The ad goes on to say that giving the Palestinians
control over Gaza or any part of the West Bank "puts Israel
in mortal peril . . . The basic conflict is not between Israel and
the 'Palestinians,' with whom some accommodation, some arrangement
of autonomy, could certainly be reached. The basic conflict is with
the Arab nations, all of which, with the sole exception of Egypt,
are still in a state of war with Israel. "

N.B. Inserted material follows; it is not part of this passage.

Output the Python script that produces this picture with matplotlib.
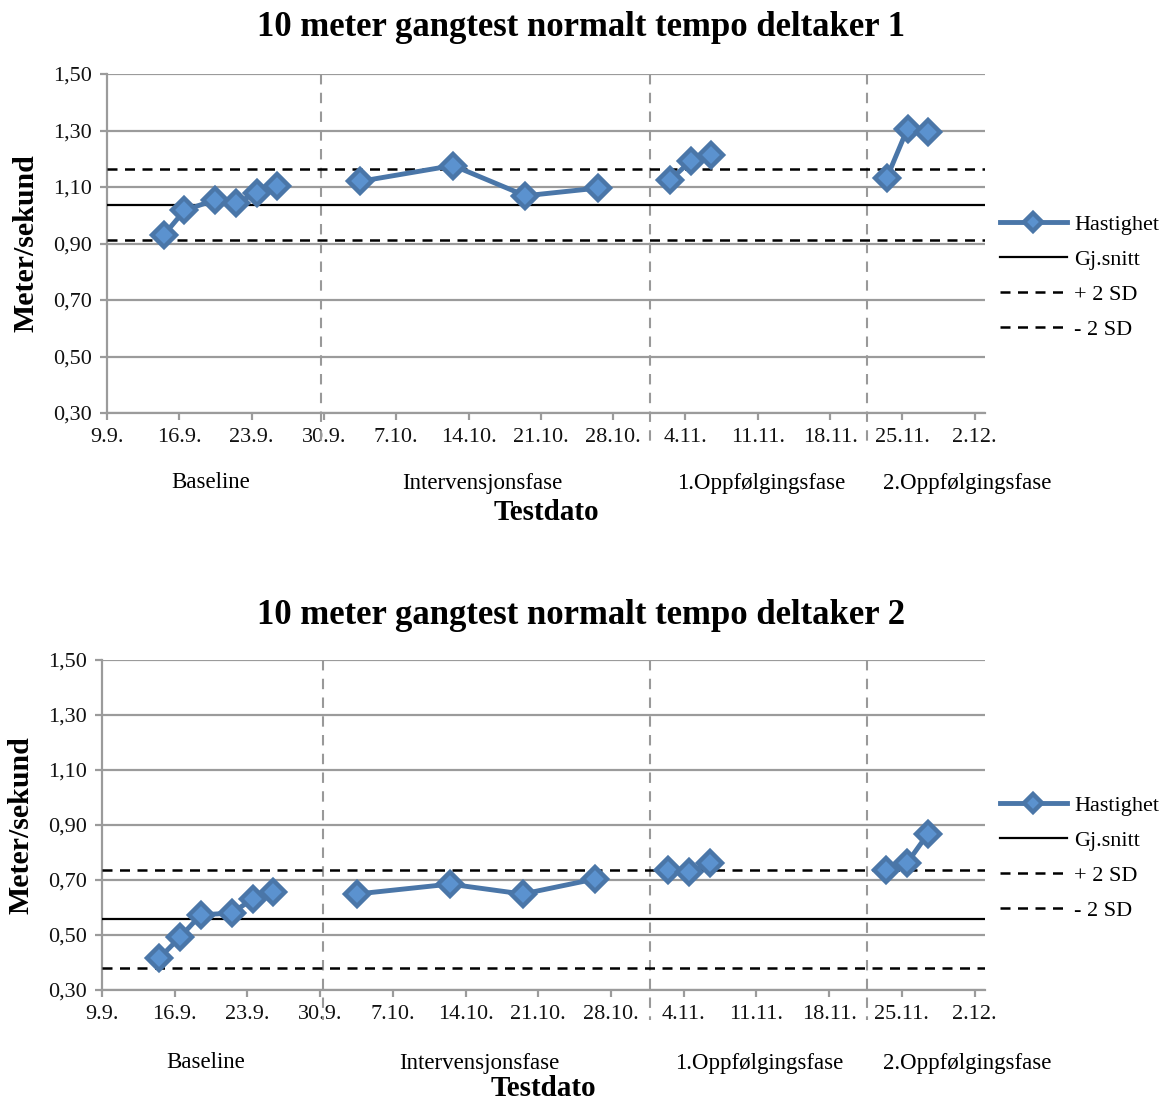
import matplotlib
matplotlib.use("Agg")
import matplotlib.pyplot as plt
import matplotlib.transforms as mtransforms
from matplotlib.ticker import FixedLocator, FuncFormatter
import numpy as np
import pandas as pd

plt.rcParams['font.family'] = ['Liberation Serif', 'DejaVu Serif']

start = pd.Timestamp('2013-09-09')

# testdatoer (dag.måned)
dates_1 = ['14.9', '16.9', '19.9', '21.9', '23.9', '25.9', '3.10', '12.10', '19.10',
           '26.10', '2.11', '4.11', '6.11', '23.11', '25.11', '27.11']
dates_2 = ['14.9', '16.9', '18.9', '21.9', '23.9', '25.9', '3.10', '12.10', '19.10',
           '26.10', '2.11', '4.11', '6.11', '23.11', '25.11', '27.11']

speed_1 = [0.93, 1.017, 1.055, 1.043, 1.079, 1.105, 1.12, 1.176, 1.069,
           1.096, 1.124, 1.192, 1.215, 1.133, 1.307, 1.296]
speed_2 = [0.415, 0.492, 0.573, 0.58, 0.631, 0.656, 0.649, 0.685, 0.649,
           0.704, 0.737, 0.728, 0.762, 0.738, 0.762, 0.868]

# gjennomsnitt og +/- 2 SD fra baseline
mean_1, upper_1, lower_1 = 1.037, 1.162, 0.913
mean_2, upper_2, lower_2 = 0.558, 0.737, 0.379

# fasegrenser i dager etter 9.9.
phase_bounds_1 = [20.7, 52.6, 73.6]
phase_bounds_2 = [21.3, 52.8, 73.6]
phase_names = ['Baseline', 'Intervensjonsfase', '1.Oppfølgingsfase', '2.Oppfølgingsfase']
phase_label_x = [10.0, 36.3, 63.3, 83.3]

yticks = [0.30, 0.50, 0.70, 0.90, 1.10, 1.30, 1.50]
xticks = list(range(0, 85, 7))

titles = ['10 meter gangtest normalt tempo deltaker 1',
          '10 meter gangtest normalt tempo deltaker 2']


def to_days(labels):
    out = []
    for s in labels:
        d, m = s.split('.')
        t = pd.Timestamp(year=2013, month=int(m), day=int(d))
        # punktene ligger midt i dagen
        out.append((t - start).days + 0.5)
    return np.array(out)


def tick_label(v, pos):
    t = start + pd.Timedelta(days=int(v))
    return f'{t.day}.{t.month}.'


fig = plt.figure(figsize=(11.66, 11.02), dpi=100)
ax1 = fig.add_axes([107 / 1166, 1 - 413 / 1102, 878 / 1166, 339 / 1102])
ax2 = fig.add_axes([102 / 1166, 1 - 990 / 1102, 883 / 1166, 330 / 1102])

grid_c = '#9b9b9b'
blue = '#4a76a8'
face = '#5b92cf'

panels = [
    (ax1, dates_1, speed_1, mean_1, upper_1, lower_1, phase_bounds_1, titles[0], 28, 26, 70, 100),
    (ax2, dates_2, speed_2, mean_2, upper_2, lower_2, phase_bounds_2, titles[1], 615, 21, 73, 98),
]

for ax, dates, speed, mean, upper, lower, bounds, title, title_y, ylab_x, phase_dy, xlab_dy in panels:
    ax.set_xlim(0, 85)
    ax.set_ylim(0.30, 1.50)
    ax.yaxis.set_major_locator(FixedLocator(yticks))
    ax.yaxis.set_major_formatter(FuncFormatter(lambda v, p: f'{v:.2f}'.replace('.', ',')))
    ax.xaxis.set_major_locator(FixedLocator(xticks))
    ax.xaxis.set_major_formatter(FuncFormatter(tick_label))
    ax.grid(axis='y', color=grid_c, linewidth=1.6)
    ax.set_axisbelow(True)
    for side in ['top', 'right']:
        ax.spines[side].set_visible(False)
    for side in ['left', 'bottom']:
        ax.spines[side].set_color(grid_c)
        ax.spines[side].set_linewidth(1.6)
    ax.tick_params(axis='both', colors=grid_c, labelcolor='#111111', width=1.6,
                   length=5, labelsize=16)
    ax.tick_params(axis='x', pad=6)
    ax.tick_params(axis='y', pad=6)

    # linja brytes ved hvert faseskifte
    x = to_days(dates)
    speed = np.array(speed)
    phase = np.searchsorted(bounds, x)
    for k in range(len(bounds) + 1):
        sel = phase == k
        ax.plot(x[sel], speed[sel], color=blue, linewidth=3.5, marker='D', markersize=12,
                markerfacecolor=face, markeredgecolor=blue, markeredgewidth=3.2,
                label='Hastighet' if k == 0 else None, zorder=5)
    ax.axhline(mean, color='black', linewidth=1.6, label='Gj.snitt', zorder=3)
    ax.axhline(upper, color='black', linewidth=1.8, dashes=(4, 3), label='+ 2 SD', zorder=3)
    ax.axhline(lower, color='black', linewidth=1.8, dashes=(4, 3), label='- 2 SD', zorder=3)

    trans = mtransforms.blended_transform_factory(ax.transData, ax.transAxes)
    for b in bounds:
        ax.plot([b, b], [1.0, -0.09], transform=trans, color='#999999',
                linewidth=1.5, dashes=(5, 4), clip_on=False, zorder=2)

    for name, px in zip(phase_names, phase_label_x):
        ax.annotate(name, xy=(px, 0), xycoords=trans, xytext=(0, -phase_dy),
                    textcoords='offset pixels', ha='center', va='center', fontsize=16.5)
    ax.annotate('Testdato', xy=(0.5, 0), xycoords='axes fraction', xytext=(0, -xlab_dy),
                textcoords='offset pixels', ha='center', va='center',
                fontsize=21, fontweight='bold')

    ax.set_ylabel('Meter/sekund', fontsize=21.5, fontweight='bold', va='center')
    ax.yaxis.set_label_coords(ylab_x / 1166, 0.5, transform=mtransforms.blended_transform_factory(
        fig.transFigure, ax.transAxes))

    fig.text(581 / 1166, 1 - title_y / 1102, title, ha='center', va='center',
             fontsize=25, fontweight='bold')

    ax.legend(loc='center left', bbox_to_anchor=(1.017, 0.40), frameon=False,
              fontsize=16, handlelength=3.0, labelspacing=0.65, borderaxespad=0,
              borderpad=0, handletextpad=0.35, markerscale=0.75)

fig.savefig('out.png', dpi=100)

The ad concludes: "We all want peace and, surely,
besieged Israel, which has been under constant attack since the
day of its creation, wants peace more than anybody. And it is likely
that such a fervent wish for peace has led Israel into making fateful
concessions to Yasser Arafat and the PLO. It will be almost impossible
to reverse what has been done. The process of empowering the Palestinians
will almost certainly result in a Palestinian state. Will it, as
we are told, be 'democratic' and peaceful? Not likely! Every one
of the 22 Arab states is totalitarian, ruled autocratically, and
is ruthlessly abusive of human rights. Another Lebanon, carved on
Israel's back, with never-ending strife and bloodshed is much more
likely, a source of constant terrorist attacks against Israel and
ultimately the source of a new Middle East war, in which Israel's
ability to defend itself and to prevail would be in serious question."